Restate the full listing word for word and leave the pictures out.

- Data block -
◆ ◆ ◆ ◆ ◆ ◆ ◆

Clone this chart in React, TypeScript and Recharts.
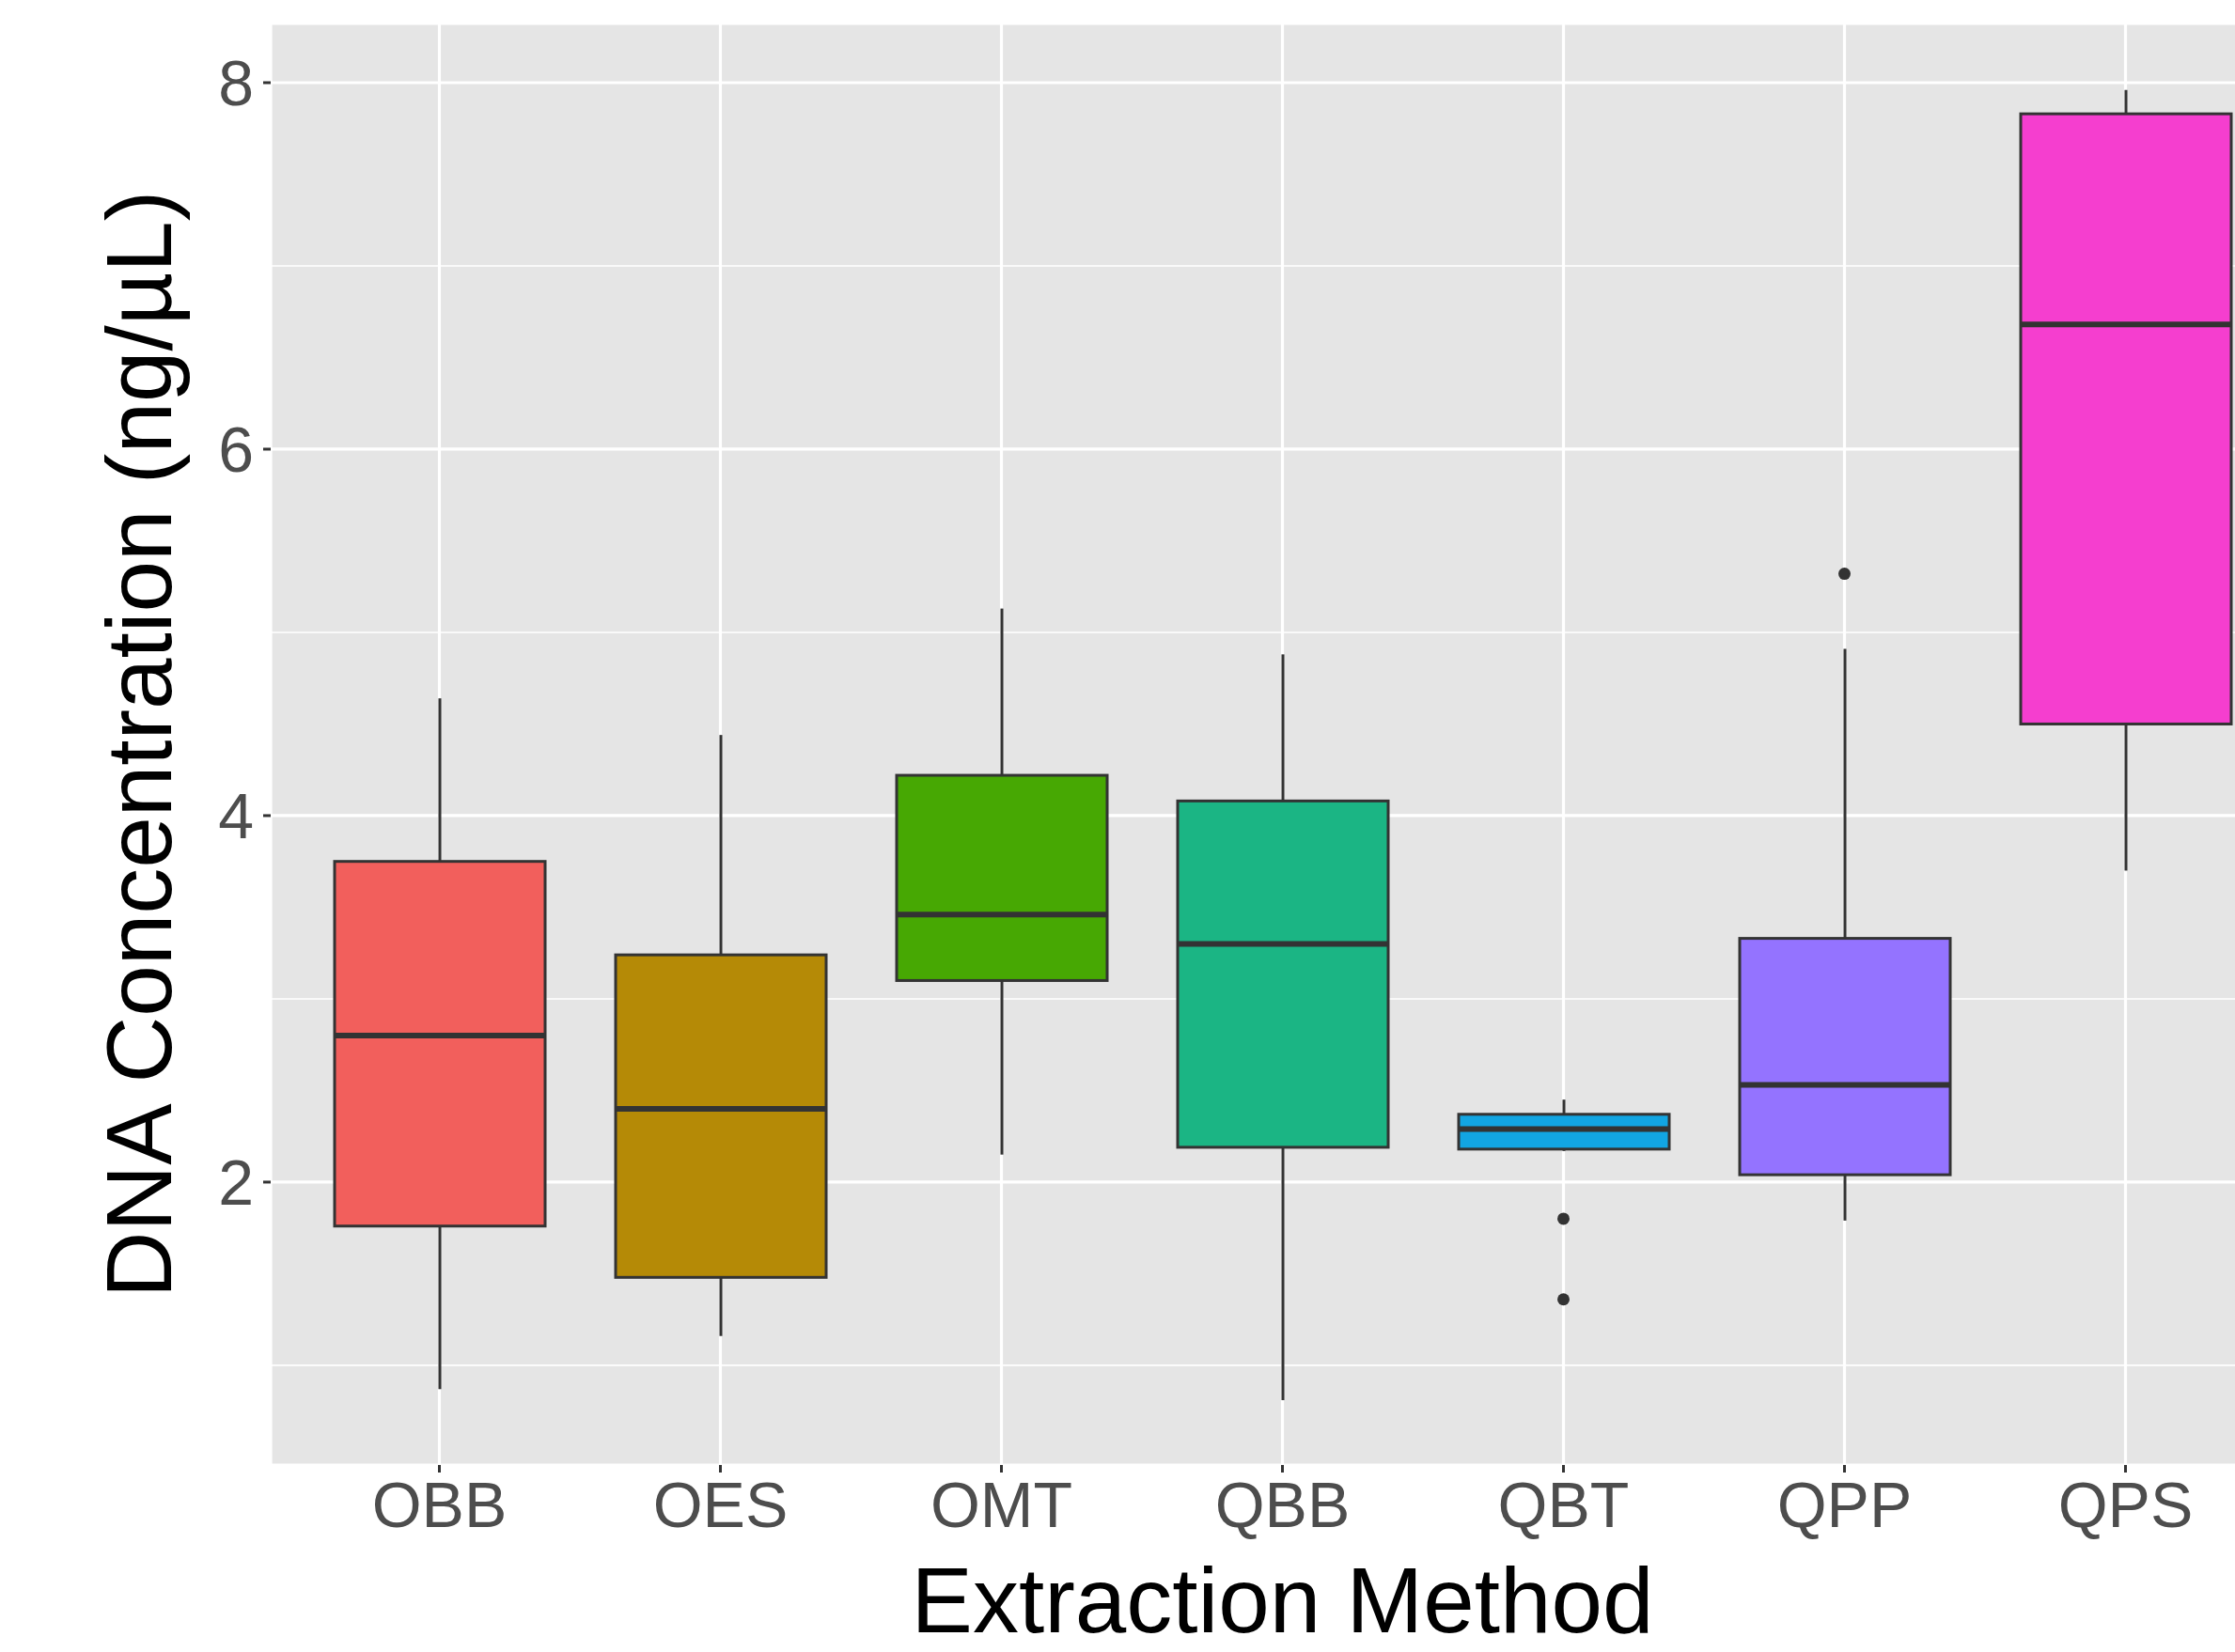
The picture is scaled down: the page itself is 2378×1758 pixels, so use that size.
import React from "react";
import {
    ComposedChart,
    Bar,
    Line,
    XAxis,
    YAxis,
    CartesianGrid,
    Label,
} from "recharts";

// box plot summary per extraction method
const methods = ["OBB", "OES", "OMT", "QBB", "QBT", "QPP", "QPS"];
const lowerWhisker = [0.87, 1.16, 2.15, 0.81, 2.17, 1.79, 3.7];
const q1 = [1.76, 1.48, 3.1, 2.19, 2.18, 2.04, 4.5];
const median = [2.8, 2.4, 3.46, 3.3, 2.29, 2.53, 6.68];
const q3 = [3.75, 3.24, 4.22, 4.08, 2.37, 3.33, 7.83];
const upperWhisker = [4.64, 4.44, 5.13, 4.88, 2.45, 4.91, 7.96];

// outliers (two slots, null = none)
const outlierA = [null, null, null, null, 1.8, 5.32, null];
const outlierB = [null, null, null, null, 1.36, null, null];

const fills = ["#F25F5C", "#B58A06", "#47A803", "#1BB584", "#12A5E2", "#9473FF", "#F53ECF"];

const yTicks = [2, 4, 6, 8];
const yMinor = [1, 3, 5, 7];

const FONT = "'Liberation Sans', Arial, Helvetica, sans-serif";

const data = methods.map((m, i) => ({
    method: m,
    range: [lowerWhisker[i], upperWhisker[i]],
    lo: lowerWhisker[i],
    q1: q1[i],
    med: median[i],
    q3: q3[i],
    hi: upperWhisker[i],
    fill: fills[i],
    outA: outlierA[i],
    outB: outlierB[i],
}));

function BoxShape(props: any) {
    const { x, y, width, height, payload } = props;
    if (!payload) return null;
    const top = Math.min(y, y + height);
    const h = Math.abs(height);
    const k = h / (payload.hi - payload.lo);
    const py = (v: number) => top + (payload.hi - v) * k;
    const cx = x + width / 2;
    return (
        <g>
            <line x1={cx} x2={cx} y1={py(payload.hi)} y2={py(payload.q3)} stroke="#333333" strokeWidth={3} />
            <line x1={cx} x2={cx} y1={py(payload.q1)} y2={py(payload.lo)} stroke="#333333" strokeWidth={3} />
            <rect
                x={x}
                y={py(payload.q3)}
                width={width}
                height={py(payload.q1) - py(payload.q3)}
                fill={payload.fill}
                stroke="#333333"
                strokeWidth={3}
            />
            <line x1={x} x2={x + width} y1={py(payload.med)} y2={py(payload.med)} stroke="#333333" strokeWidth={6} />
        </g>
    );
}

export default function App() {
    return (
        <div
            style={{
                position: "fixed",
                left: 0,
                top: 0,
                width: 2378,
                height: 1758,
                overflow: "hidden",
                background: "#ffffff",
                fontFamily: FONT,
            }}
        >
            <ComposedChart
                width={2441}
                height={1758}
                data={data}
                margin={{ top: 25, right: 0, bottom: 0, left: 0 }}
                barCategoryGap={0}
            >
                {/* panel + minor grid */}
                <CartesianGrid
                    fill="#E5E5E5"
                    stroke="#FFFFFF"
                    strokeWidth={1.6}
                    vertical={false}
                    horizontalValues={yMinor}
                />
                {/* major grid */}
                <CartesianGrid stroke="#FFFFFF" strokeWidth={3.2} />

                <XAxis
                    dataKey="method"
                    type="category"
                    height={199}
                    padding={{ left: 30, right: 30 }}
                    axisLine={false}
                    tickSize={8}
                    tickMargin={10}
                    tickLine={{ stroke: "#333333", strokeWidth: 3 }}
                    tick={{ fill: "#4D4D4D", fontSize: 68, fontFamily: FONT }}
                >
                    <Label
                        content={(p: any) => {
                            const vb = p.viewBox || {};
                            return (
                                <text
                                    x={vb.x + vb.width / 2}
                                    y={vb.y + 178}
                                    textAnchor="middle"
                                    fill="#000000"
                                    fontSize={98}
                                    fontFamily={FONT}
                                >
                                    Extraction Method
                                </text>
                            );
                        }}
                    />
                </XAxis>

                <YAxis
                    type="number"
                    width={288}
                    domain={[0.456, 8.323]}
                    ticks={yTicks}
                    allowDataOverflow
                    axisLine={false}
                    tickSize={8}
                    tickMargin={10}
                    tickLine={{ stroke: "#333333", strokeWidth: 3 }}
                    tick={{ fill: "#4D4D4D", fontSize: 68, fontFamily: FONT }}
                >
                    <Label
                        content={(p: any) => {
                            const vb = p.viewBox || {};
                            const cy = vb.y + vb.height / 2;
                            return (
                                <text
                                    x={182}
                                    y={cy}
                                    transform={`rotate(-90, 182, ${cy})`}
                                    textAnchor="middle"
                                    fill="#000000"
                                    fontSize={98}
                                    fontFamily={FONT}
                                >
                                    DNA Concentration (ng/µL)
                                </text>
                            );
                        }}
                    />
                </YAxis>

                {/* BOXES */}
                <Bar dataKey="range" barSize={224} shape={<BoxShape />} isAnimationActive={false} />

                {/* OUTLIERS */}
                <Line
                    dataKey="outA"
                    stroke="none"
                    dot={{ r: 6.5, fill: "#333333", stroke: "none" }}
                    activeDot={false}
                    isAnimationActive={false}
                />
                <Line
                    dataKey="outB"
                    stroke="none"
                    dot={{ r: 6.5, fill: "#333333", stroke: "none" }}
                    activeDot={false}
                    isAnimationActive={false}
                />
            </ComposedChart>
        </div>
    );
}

◆ ◆ ◆ ◆ ◆ ◆ ◆

- Written response -
Clone this chart in React, TypeScript and Recharts.
The picture is scaled down: the page itself is 2378×1758 pixels, so use that size.
import React from "react";
import {
    ComposedChart,
    Bar,
    Line,
    XAxis,
    YAxis,
    CartesianGrid,
    Label,
} from "recharts";

// box plot summary per extraction method
const methods = ["OBB", "OES", "OMT", "QBB", "QBT", "QPP", "QPS"];
const lowerWhisker = [0.87, 1.16, 2.15, 0.81, 2.17, 1.79, 3.7];
const q1 = [1.76, 1.48, 3.1, 2.19, 2.18, 2.04, 4.5];
const median = [2.8, 2.4, 3.46, 3.3, 2.29, 2.53, 6.68];
const q3 = [3.75, 3.24, 4.22, 4.08, 2.37, 3.33, 7.83];
const upperWhisker = [4.64, 4.44, 5.13, 4.88, 2.45, 4.91, 7.96];

// outliers (two slots, null = none)
const outlierA = [null, null, null, null, 1.8, 5.32, null];
const outlierB = [null, null, null, null, 1.36, null, null];

const fills = ["#F25F5C", "#B58A06", "#47A803", "#1BB584", "#12A5E2", "#9473FF", "#F53ECF"];

const yTicks = [2, 4, 6, 8];
const yMinor = [1, 3, 5, 7];

const FONT = "'Liberation Sans', Arial, Helvetica, sans-serif";

const data = methods.map((m, i) => ({
    method: m,
    range: [lowerWhisker[i], upperWhisker[i]],
    lo: lowerWhisker[i],
    q1: q1[i],
    med: median[i],
    q3: q3[i],
    hi: upperWhisker[i],
    fill: fills[i],
    outA: outlierA[i],
    outB: outlierB[i],
}));

function BoxShape(props: any) {
    const { x, y, width, height, payload } = props;
    if (!payload) return null;
    const top = Math.min(y, y + height);
    const h = Math.abs(height);
    const k = h / (payload.hi - payload.lo);
    const py = (v: number) => top + (payload.hi - v) * k;
    const cx = x + width / 2;
    return (
        <g>
            <line x1={cx} x2={cx} y1={py(payload.hi)} y2={py(payload.q3)} stroke="#333333" strokeWidth={3} />
            <line x1={cx} x2={cx} y1={py(payload.q1)} y2={py(payload.lo)} stroke="#333333" strokeWidth={3} />
            <rect
                x={x}
                y={py(payload.q3)}
                width={width}
                height={py(payload.q1) - py(payload.q3)}
                fill={payload.fill}
                stroke="#333333"
                strokeWidth={3}
            />
            <line x1={x} x2={x + width} y1={py(payload.med)} y2={py(payload.med)} stroke="#333333" strokeWidth={6} />
        </g>
    );
}

export default function App() {
    return (
        <div
            style={{
                position: "fixed",
                left: 0,
                top: 0,
                width: 2378,
                height: 1758,
                overflow: "hidden",
                background: "#ffffff",
                fontFamily: FONT,
            }}
        >
            <ComposedChart
                width={2441}
                height={1758}
                data={data}
                margin={{ top: 25, right: 0, bottom: 0, left: 0 }}
                barCategoryGap={0}
            >
                {/* panel + minor grid */}
                <CartesianGrid
                    fill="#E5E5E5"
                    stroke="#FFFFFF"
                    strokeWidth={1.6}
                    vertical={false}
                    horizontalValues={yMinor}
                />
                {/* major grid */}
                <CartesianGrid stroke="#FFFFFF" strokeWidth={3.2} />

                <XAxis
                    dataKey="method"
                    type="category"
                    height={199}
                    padding={{ left: 30, right: 30 }}
                    axisLine={false}
                    tickSize={8}
                    tickMargin={10}
                    tickLine={{ stroke: "#333333", strokeWidth: 3 }}
                    tick={{ fill: "#4D4D4D", fontSize: 68, fontFamily: FONT }}
                >
                    <Label
                        content={(p: any) => {
                            const vb = p.viewBox || {};
                            return (
                                <text
                                    x={vb.x + vb.width / 2}
                                    y={vb.y + 178}
                                    textAnchor="middle"
                                    fill="#000000"
                                    fontSize={98}
                                    fontFamily={FONT}
                                >
                                    Extraction Method
                                </text>
                            );
                        }}
                    />
                </XAxis>

                <YAxis
                    type="number"
                    width={288}
                    domain={[0.456, 8.323]}
                    ticks={yTicks}
                    allowDataOverflow
                    axisLine={false}
                    tickSize={8}
                    tickMargin={10}
                    tickLine={{ stroke: "#333333", strokeWidth: 3 }}
                    tick={{ fill: "#4D4D4D", fontSize: 68, fontFamily: FONT }}
                >
                    <Label
                        content={(p: any) => {
                            const vb = p.viewBox || {};
                            const cy = vb.y + vb.height / 2;
                            return (
                                <text
                                    x={182}
                                    y={cy}
                                    transform={`rotate(-90, 182, ${cy})`}
                                    textAnchor="middle"
                                    fill="#000000"
                                    fontSize={98}
                                    fontFamily={FONT}
                                >
                                    DNA Concentration (ng/µL)
                                </text>
                            );
                        }}
                    />
                </YAxis>

                {/* BOXES */}
                <Bar dataKey="range" barSize={224} shape={<BoxShape />} isAnimationActive={false} />

                {/* OUTLIERS */}
                <Line
                    dataKey="outA"
                    stroke="none"
                    dot={{ r: 6.5, fill: "#333333", stroke: "none" }}
                    activeDot={false}
                    isAnimationActive={false}
                />
                <Line
                    dataKey="outB"
                    stroke="none"
                    dot={{ r: 6.5, fill: "#333333", stroke: "none" }}
                    activeDot={false}
                    isAnimationActive={false}
                />
            </ComposedChart>
        </div>
    );
}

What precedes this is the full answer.